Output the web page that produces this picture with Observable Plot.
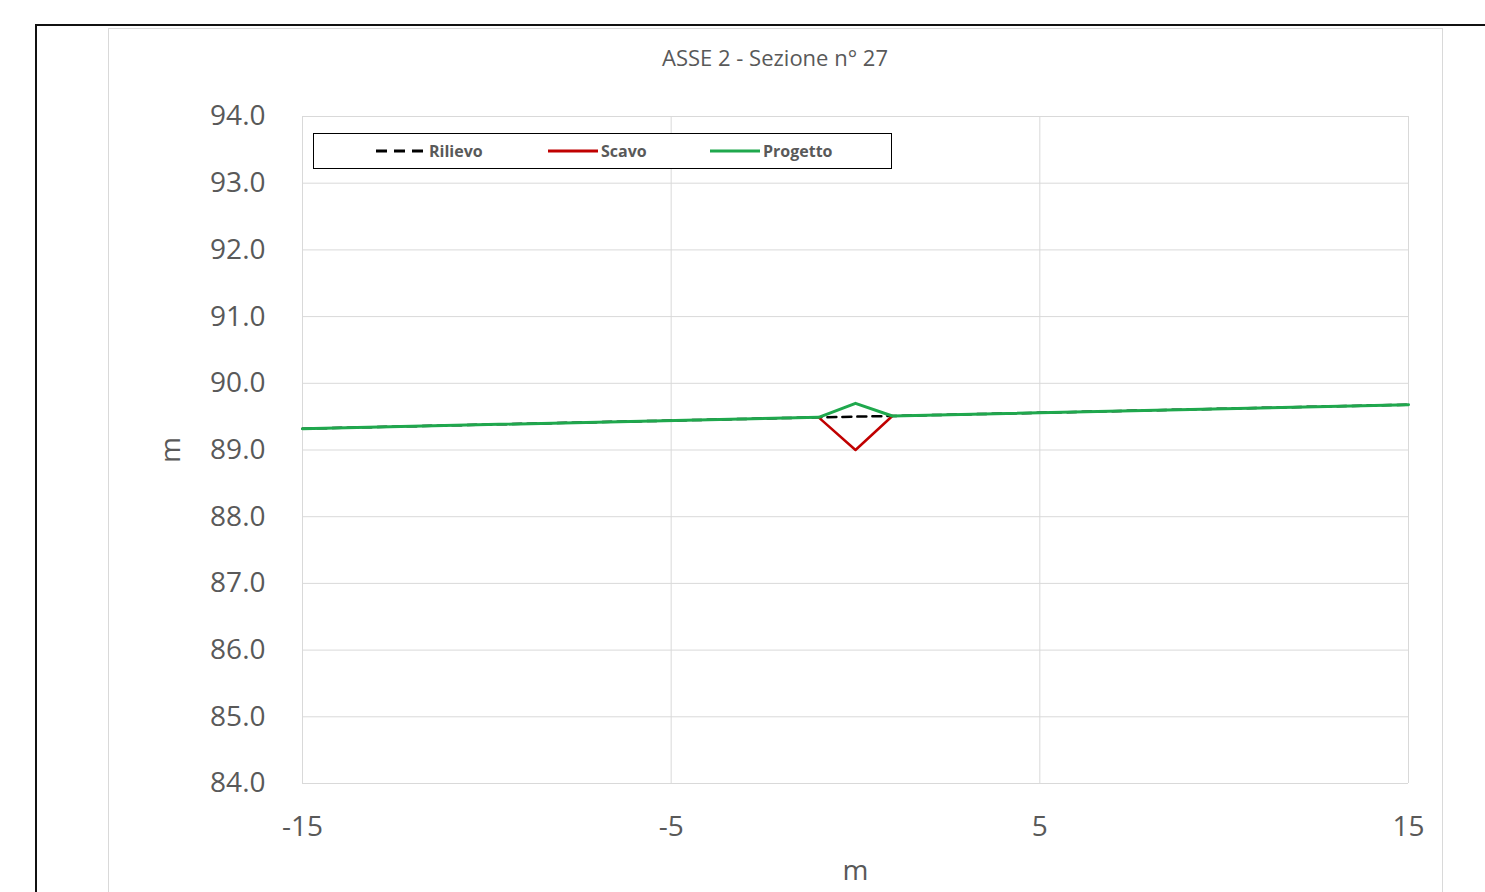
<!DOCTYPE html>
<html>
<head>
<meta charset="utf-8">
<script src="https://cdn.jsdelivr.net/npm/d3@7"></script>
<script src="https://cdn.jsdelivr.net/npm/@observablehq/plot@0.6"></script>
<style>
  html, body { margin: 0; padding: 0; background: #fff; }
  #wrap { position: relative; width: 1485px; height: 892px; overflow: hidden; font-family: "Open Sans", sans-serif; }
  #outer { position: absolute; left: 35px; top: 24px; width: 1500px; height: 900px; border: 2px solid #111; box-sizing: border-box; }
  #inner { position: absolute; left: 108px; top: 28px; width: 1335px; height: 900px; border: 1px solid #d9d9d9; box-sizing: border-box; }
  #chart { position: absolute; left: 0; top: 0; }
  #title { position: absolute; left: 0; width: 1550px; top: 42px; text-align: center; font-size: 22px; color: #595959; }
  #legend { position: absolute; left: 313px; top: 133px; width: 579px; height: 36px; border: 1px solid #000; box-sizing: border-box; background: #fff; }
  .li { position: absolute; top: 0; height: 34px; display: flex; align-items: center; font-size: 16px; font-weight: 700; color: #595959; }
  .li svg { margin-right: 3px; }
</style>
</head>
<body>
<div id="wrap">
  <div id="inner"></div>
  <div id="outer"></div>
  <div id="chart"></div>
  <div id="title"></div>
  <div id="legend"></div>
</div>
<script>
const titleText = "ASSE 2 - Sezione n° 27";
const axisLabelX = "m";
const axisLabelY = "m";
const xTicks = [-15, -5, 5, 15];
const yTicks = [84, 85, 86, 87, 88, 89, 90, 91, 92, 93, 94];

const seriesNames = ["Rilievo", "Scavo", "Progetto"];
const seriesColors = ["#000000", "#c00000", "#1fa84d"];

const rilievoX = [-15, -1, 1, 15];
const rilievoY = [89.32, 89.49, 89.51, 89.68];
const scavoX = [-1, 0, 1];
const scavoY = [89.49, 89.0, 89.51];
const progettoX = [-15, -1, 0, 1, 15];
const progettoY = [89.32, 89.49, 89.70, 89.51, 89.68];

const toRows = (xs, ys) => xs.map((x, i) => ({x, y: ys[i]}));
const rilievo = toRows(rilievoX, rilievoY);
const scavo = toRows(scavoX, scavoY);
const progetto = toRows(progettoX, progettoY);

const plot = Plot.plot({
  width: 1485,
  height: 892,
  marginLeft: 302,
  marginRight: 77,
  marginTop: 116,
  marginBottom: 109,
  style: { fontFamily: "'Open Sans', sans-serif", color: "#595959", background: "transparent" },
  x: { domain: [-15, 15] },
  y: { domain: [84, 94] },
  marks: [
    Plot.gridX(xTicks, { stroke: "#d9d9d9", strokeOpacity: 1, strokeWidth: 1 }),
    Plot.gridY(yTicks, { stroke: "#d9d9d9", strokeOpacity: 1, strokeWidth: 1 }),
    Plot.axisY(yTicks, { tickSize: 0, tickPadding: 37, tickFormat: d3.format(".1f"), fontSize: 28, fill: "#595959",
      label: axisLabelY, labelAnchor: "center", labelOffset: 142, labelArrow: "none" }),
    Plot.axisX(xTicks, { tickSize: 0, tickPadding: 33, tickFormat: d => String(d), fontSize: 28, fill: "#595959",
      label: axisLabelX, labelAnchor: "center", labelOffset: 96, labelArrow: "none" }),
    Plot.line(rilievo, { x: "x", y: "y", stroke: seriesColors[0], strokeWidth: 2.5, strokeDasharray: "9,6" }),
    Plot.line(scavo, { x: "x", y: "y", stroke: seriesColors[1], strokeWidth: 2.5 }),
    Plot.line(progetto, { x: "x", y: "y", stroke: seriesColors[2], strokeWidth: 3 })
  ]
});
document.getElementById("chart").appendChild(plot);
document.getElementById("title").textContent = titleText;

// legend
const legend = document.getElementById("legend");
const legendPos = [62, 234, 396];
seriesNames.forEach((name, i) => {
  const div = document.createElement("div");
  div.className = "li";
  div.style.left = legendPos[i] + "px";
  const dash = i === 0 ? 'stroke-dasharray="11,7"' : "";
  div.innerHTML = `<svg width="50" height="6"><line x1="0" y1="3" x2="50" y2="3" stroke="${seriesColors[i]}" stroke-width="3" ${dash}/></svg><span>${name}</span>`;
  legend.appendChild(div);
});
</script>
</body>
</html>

++++

Written problem: Reproduce the whole listing word for word, setting aside any pictures.

Solved problem:
Output the web page that produces this picture with Observable Plot.
<!DOCTYPE html>
<html>
<head>
<meta charset="utf-8">
<script src="https://cdn.jsdelivr.net/npm/d3@7"></script>
<script src="https://cdn.jsdelivr.net/npm/@observablehq/plot@0.6"></script>
<style>
  html, body { margin: 0; padding: 0; background: #fff; }
  #wrap { position: relative; width: 1485px; height: 892px; overflow: hidden; font-family: "Open Sans", sans-serif; }
  #outer { position: absolute; left: 35px; top: 24px; width: 1500px; height: 900px; border: 2px solid #111; box-sizing: border-box; }
  #inner { position: absolute; left: 108px; top: 28px; width: 1335px; height: 900px; border: 1px solid #d9d9d9; box-sizing: border-box; }
  #chart { position: absolute; left: 0; top: 0; }
  #title { position: absolute; left: 0; width: 1550px; top: 42px; text-align: center; font-size: 22px; color: #595959; }
  #legend { position: absolute; left: 313px; top: 133px; width: 579px; height: 36px; border: 1px solid #000; box-sizing: border-box; background: #fff; }
  .li { position: absolute; top: 0; height: 34px; display: flex; align-items: center; font-size: 16px; font-weight: 700; color: #595959; }
  .li svg { margin-right: 3px; }
</style>
</head>
<body>
<div id="wrap">
  <div id="inner"></div>
  <div id="outer"></div>
  <div id="chart"></div>
  <div id="title"></div>
  <div id="legend"></div>
</div>
<script>
const titleText = "ASSE 2 - Sezione n° 27";
const axisLabelX = "m";
const axisLabelY = "m";
const xTicks = [-15, -5, 5, 15];
const yTicks = [84, 85, 86, 87, 88, 89, 90, 91, 92, 93, 94];

const seriesNames = ["Rilievo", "Scavo", "Progetto"];
const seriesColors = ["#000000", "#c00000", "#1fa84d"];

const rilievoX = [-15, -1, 1, 15];
const rilievoY = [89.32, 89.49, 89.51, 89.68];
const scavoX = [-1, 0, 1];
const scavoY = [89.49, 89.0, 89.51];
const progettoX = [-15, -1, 0, 1, 15];
const progettoY = [89.32, 89.49, 89.70, 89.51, 89.68];

const toRows = (xs, ys) => xs.map((x, i) => ({x, y: ys[i]}));
const rilievo = toRows(rilievoX, rilievoY);
const scavo = toRows(scavoX, scavoY);
const progetto = toRows(progettoX, progettoY);

const plot = Plot.plot({
  width: 1485,
  height: 892,
  marginLeft: 302,
  marginRight: 77,
  marginTop: 116,
  marginBottom: 109,
  style: { fontFamily: "'Open Sans', sans-serif", color: "#595959", background: "transparent" },
  x: { domain: [-15, 15] },
  y: { domain: [84, 94] },
  marks: [
    Plot.gridX(xTicks, { stroke: "#d9d9d9", strokeOpacity: 1, strokeWidth: 1 }),
    Plot.gridY(yTicks, { stroke: "#d9d9d9", strokeOpacity: 1, strokeWidth: 1 }),
    Plot.axisY(yTicks, { tickSize: 0, tickPadding: 37, tickFormat: d3.format(".1f"), fontSize: 28, fill: "#595959",
      label: axisLabelY, labelAnchor: "center", labelOffset: 142, labelArrow: "none" }),
    Plot.axisX(xTicks, { tickSize: 0, tickPadding: 33, tickFormat: d => String(d), fontSize: 28, fill: "#595959",
      label: axisLabelX, labelAnchor: "center", labelOffset: 96, labelArrow: "none" }),
    Plot.line(rilievo, { x: "x", y: "y", stroke: seriesColors[0], strokeWidth: 2.5, strokeDasharray: "9,6" }),
    Plot.line(scavo, { x: "x", y: "y", stroke: seriesColors[1], strokeWidth: 2.5 }),
    Plot.line(progetto, { x: "x", y: "y", stroke: seriesColors[2], strokeWidth: 3 })
  ]
});
document.getElementById("chart").appendChild(plot);
document.getElementById("title").textContent = titleText;

// legend
const legend = document.getElementById("legend");
const legendPos = [62, 234, 396];
seriesNames.forEach((name, i) => {
  const div = document.createElement("div");
  div.className = "li";
  div.style.left = legendPos[i] + "px";
  const dash = i === 0 ? 'stroke-dasharray="11,7"' : "";
  div.innerHTML = `<svg width="50" height="6"><line x1="0" y1="3" x2="50" y2="3" stroke="${seriesColors[i]}" stroke-width="3" ${dash}/></svg><span>${name}</span>`;
  legend.appendChild(div);
});
</script>
</body>
</html>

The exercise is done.